◆ **Exercise data**:
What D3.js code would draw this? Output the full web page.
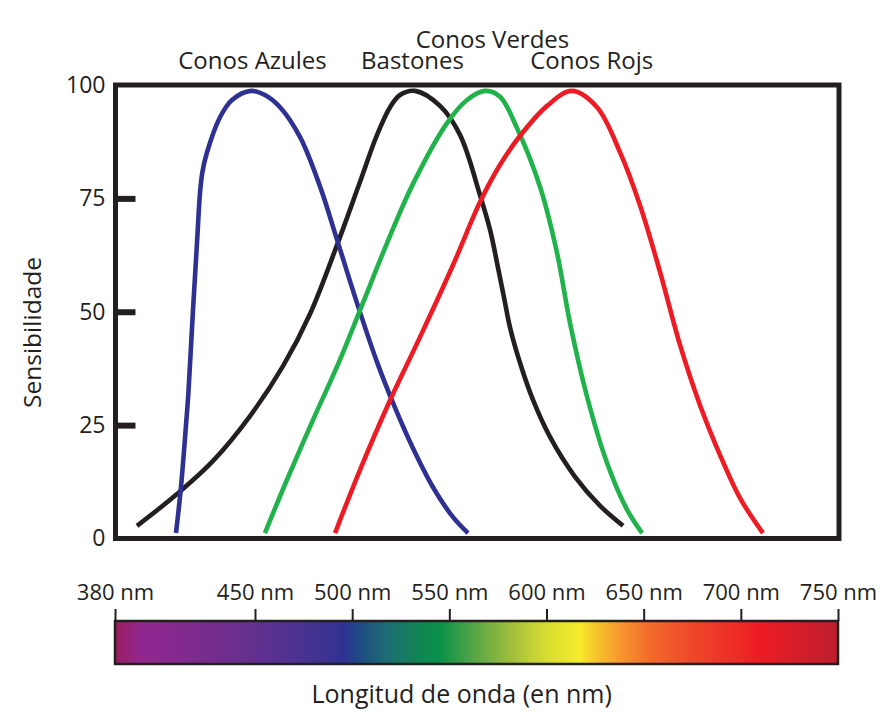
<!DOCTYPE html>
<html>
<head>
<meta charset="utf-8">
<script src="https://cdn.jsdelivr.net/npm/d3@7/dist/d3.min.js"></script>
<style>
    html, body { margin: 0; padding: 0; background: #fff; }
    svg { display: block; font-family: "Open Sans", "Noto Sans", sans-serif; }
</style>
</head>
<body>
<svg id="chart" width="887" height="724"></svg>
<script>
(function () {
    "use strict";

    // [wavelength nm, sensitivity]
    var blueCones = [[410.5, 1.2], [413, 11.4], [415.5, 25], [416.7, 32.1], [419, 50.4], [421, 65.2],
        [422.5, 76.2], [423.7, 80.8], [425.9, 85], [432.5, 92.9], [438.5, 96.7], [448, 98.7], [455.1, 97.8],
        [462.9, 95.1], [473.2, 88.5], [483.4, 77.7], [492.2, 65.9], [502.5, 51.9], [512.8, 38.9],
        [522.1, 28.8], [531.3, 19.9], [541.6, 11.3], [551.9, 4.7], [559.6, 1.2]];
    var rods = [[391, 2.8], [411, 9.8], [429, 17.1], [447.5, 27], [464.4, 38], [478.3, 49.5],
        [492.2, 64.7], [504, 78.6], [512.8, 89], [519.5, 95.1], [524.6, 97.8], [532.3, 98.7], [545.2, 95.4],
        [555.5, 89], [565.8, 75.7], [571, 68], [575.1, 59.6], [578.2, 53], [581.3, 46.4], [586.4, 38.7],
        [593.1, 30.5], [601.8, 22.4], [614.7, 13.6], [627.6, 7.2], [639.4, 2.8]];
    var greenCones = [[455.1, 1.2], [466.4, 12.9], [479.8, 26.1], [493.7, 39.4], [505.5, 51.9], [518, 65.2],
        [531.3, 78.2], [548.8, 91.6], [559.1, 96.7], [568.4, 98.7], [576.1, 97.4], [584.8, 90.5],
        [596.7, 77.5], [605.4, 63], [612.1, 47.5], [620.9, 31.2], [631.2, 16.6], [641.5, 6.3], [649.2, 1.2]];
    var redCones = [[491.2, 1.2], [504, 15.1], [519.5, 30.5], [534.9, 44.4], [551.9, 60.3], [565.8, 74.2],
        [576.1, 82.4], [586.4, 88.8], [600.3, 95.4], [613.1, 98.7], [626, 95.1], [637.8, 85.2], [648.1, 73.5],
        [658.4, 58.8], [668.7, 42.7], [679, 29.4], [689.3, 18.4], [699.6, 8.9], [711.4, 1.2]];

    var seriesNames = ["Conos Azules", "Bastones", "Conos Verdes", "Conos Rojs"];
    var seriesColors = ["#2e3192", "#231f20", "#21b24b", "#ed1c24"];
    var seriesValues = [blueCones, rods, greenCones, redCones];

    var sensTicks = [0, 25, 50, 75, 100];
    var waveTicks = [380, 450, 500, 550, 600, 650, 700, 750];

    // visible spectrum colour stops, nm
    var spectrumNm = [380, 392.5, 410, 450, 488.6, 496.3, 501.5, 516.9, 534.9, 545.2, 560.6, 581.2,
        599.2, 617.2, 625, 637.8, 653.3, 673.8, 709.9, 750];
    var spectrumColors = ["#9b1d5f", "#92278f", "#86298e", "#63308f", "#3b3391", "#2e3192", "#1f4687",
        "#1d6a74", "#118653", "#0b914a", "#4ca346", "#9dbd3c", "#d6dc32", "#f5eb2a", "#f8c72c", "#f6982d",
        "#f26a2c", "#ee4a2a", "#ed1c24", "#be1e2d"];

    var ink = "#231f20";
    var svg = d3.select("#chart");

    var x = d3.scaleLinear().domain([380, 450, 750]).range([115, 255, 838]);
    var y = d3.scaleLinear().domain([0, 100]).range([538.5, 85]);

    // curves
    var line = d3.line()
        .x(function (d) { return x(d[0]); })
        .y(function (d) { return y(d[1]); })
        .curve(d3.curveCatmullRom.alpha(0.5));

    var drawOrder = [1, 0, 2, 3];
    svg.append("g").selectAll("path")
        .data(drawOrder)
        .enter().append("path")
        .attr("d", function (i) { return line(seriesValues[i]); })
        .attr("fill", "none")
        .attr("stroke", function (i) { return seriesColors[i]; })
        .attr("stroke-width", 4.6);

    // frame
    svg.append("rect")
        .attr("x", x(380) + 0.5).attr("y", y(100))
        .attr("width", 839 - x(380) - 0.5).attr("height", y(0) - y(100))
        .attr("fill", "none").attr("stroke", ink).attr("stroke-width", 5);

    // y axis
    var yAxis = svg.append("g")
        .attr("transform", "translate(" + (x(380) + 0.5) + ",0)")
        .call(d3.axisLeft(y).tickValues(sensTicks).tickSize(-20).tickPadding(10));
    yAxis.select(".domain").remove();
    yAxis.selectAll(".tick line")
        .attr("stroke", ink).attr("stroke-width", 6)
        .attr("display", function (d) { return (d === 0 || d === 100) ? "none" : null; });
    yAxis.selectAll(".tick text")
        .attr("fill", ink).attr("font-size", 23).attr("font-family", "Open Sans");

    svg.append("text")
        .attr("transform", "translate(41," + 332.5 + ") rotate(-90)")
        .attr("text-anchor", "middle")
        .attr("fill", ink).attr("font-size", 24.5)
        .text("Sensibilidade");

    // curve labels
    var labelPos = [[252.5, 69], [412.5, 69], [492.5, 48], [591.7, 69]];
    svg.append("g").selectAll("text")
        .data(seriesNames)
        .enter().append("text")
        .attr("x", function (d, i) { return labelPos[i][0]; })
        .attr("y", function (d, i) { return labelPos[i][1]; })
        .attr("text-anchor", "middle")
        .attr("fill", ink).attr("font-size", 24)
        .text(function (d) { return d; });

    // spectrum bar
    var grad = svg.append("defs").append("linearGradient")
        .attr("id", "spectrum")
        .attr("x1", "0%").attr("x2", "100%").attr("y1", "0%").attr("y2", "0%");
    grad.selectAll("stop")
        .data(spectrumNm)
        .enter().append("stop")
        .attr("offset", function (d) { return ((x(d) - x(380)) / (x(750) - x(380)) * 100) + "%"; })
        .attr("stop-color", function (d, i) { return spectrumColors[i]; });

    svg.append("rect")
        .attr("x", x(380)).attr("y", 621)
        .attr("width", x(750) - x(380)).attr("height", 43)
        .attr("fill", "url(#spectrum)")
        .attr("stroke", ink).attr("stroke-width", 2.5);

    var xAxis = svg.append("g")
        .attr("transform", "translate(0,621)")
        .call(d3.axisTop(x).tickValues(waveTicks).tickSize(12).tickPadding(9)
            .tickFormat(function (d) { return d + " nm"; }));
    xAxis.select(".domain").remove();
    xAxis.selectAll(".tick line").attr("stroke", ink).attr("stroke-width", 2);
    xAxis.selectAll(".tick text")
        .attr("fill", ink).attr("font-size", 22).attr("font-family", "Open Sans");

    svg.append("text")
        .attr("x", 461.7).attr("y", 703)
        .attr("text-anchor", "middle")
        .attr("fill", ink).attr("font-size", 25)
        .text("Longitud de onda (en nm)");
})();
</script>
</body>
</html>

---

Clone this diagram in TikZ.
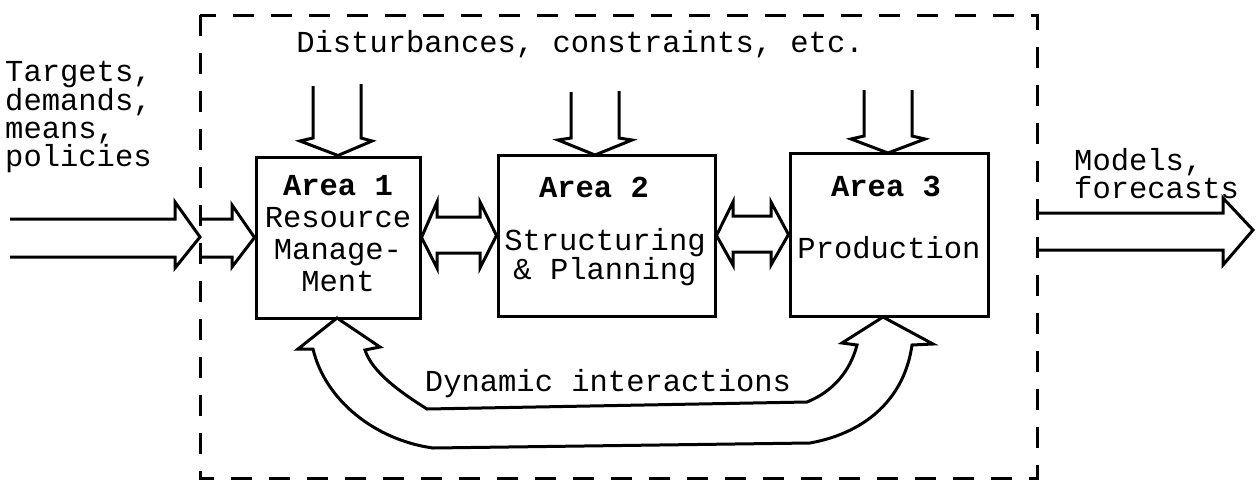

* * *

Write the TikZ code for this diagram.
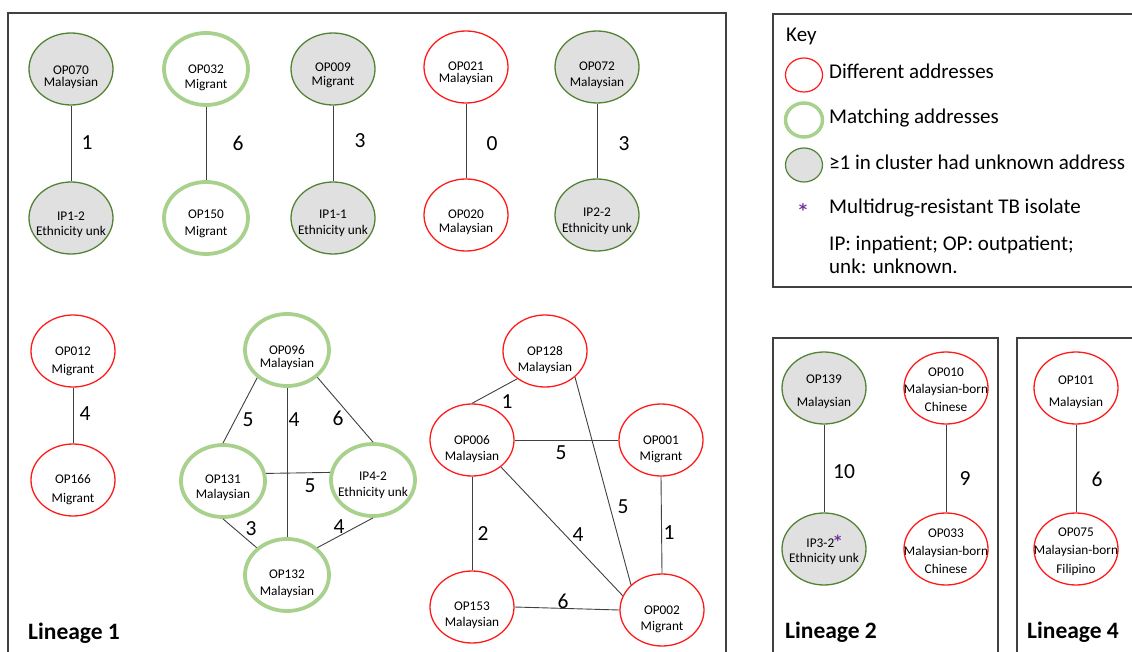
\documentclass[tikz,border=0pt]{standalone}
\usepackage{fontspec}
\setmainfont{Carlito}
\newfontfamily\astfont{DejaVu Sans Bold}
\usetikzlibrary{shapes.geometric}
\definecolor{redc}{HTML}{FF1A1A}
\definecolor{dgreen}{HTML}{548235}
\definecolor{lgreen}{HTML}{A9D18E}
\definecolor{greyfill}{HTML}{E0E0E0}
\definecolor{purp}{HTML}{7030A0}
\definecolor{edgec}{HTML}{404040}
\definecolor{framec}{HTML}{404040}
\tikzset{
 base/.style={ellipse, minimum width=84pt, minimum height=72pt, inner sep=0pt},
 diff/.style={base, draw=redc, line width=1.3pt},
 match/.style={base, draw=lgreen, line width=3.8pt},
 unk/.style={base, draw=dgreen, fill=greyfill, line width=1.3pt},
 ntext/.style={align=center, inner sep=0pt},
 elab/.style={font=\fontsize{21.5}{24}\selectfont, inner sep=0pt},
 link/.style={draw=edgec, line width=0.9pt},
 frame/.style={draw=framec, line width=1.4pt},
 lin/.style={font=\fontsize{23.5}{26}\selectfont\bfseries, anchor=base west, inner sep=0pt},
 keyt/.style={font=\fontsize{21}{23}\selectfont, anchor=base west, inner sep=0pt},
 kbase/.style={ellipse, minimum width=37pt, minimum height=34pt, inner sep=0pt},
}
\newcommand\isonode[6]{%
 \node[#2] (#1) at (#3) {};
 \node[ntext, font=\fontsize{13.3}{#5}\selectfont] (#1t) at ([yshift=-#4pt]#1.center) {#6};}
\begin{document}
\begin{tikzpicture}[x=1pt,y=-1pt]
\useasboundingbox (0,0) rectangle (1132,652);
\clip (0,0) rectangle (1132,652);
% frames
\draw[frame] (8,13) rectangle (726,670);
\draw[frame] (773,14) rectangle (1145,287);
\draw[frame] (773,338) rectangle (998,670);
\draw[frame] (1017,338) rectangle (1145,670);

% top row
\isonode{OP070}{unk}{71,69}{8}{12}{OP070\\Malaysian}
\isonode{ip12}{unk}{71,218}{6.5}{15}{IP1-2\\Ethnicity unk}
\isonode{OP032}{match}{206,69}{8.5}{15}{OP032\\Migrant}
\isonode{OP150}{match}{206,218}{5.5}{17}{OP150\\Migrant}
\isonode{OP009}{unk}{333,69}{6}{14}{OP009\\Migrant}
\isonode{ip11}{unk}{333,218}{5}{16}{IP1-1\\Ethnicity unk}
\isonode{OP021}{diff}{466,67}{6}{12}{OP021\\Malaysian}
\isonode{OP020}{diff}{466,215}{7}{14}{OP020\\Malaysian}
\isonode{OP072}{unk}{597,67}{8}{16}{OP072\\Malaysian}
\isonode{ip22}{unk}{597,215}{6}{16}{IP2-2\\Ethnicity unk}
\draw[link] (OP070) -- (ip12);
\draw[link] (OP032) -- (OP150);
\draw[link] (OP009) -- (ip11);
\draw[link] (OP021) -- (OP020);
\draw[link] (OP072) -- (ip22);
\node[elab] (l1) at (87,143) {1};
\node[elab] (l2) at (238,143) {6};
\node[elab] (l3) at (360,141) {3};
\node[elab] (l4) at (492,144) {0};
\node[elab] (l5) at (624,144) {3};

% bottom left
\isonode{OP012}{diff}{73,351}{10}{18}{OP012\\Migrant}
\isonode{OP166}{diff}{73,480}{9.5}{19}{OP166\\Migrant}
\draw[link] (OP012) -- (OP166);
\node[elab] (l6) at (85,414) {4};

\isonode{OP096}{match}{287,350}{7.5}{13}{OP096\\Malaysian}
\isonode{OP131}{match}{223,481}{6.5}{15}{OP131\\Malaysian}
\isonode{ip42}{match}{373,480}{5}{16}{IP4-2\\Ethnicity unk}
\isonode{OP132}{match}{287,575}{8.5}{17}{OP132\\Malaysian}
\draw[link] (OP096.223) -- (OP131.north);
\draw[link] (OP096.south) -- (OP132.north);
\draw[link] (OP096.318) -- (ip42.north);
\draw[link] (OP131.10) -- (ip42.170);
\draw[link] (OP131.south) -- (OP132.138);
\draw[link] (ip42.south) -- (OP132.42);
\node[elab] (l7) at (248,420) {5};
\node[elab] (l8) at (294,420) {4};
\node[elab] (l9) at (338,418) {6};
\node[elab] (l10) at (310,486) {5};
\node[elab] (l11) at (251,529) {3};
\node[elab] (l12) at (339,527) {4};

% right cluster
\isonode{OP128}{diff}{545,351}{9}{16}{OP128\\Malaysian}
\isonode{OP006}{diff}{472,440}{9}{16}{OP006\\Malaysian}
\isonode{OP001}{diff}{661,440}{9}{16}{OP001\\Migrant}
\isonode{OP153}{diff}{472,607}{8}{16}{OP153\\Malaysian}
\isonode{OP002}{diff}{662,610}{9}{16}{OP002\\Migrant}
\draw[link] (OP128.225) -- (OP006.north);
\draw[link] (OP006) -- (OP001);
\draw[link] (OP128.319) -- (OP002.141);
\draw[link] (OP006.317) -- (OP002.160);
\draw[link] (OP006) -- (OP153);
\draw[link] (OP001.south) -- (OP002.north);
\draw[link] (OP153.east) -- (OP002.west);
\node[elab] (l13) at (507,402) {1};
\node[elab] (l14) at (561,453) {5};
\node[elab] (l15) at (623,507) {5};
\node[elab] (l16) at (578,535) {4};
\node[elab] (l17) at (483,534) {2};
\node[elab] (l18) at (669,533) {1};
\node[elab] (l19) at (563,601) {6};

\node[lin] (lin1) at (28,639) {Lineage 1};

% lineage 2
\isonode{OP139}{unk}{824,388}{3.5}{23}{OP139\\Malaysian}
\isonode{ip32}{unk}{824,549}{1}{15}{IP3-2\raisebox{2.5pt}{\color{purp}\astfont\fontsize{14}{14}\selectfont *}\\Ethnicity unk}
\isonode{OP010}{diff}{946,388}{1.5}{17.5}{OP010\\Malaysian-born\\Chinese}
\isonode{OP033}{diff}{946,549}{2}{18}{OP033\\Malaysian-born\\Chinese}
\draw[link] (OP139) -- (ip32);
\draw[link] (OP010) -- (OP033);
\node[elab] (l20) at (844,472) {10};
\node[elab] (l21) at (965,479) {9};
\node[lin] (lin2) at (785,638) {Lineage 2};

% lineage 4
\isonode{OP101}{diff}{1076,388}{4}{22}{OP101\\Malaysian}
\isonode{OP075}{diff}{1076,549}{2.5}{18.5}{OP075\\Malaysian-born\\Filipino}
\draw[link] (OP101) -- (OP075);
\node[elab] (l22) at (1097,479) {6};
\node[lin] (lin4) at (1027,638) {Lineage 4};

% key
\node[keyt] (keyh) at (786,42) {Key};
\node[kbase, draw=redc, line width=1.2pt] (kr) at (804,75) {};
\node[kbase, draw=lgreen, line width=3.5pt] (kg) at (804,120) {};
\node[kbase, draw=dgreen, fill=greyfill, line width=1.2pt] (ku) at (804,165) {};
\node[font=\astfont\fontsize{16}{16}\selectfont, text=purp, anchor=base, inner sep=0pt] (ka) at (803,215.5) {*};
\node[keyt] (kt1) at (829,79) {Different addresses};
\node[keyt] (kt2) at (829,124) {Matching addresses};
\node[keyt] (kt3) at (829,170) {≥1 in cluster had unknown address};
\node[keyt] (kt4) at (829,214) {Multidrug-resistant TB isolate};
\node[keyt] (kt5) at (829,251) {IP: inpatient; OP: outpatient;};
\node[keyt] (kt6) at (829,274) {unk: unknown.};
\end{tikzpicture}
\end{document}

◆ **Task statement**:
Pictures do not belong in the copy. Reproduce exactly the lines from the one with "Write the TikZ code for this diagram." to the one with "(1017,338) rectangle (1145,670);", both lines included.

◆ **Written answer**:
Write the TikZ code for this diagram.
\documentclass[tikz,border=0pt]{standalone}
\usepackage{fontspec}
\setmainfont{Carlito}
\newfontfamily\astfont{DejaVu Sans Bold}
\usetikzlibrary{shapes.geometric}
\definecolor{redc}{HTML}{FF1A1A}
\definecolor{dgreen}{HTML}{548235}
\definecolor{lgreen}{HTML}{A9D18E}
\definecolor{greyfill}{HTML}{E0E0E0}
\definecolor{purp}{HTML}{7030A0}
\definecolor{edgec}{HTML}{404040}
\definecolor{framec}{HTML}{404040}
\tikzset{
 base/.style={ellipse, minimum width=84pt, minimum height=72pt, inner sep=0pt},
 diff/.style={base, draw=redc, line width=1.3pt},
 match/.style={base, draw=lgreen, line width=3.8pt},
 unk/.style={base, draw=dgreen, fill=greyfill, line width=1.3pt},
 ntext/.style={align=center, inner sep=0pt},
 elab/.style={font=\fontsize{21.5}{24}\selectfont, inner sep=0pt},
 link/.style={draw=edgec, line width=0.9pt},
 frame/.style={draw=framec, line width=1.4pt},
 lin/.style={font=\fontsize{23.5}{26}\selectfont\bfseries, anchor=base west, inner sep=0pt},
 keyt/.style={font=\fontsize{21}{23}\selectfont, anchor=base west, inner sep=0pt},
 kbase/.style={ellipse, minimum width=37pt, minimum height=34pt, inner sep=0pt},
}
\newcommand\isonode[6]{%
 \node[#2] (#1) at (#3) {};
 \node[ntext, font=\fontsize{13.3}{#5}\selectfont] (#1t) at ([yshift=-#4pt]#1.center) {#6};}
\begin{document}
\begin{tikzpicture}[x=1pt,y=-1pt]
\useasboundingbox (0,0) rectangle (1132,652);
\clip (0,0) rectangle (1132,652);
% frames
\draw[frame] (8,13) rectangle (726,670);
\draw[frame] (773,14) rectangle (1145,287);
\draw[frame] (773,338) rectangle (998,670);
\draw[frame] (1017,338) rectangle (1145,670);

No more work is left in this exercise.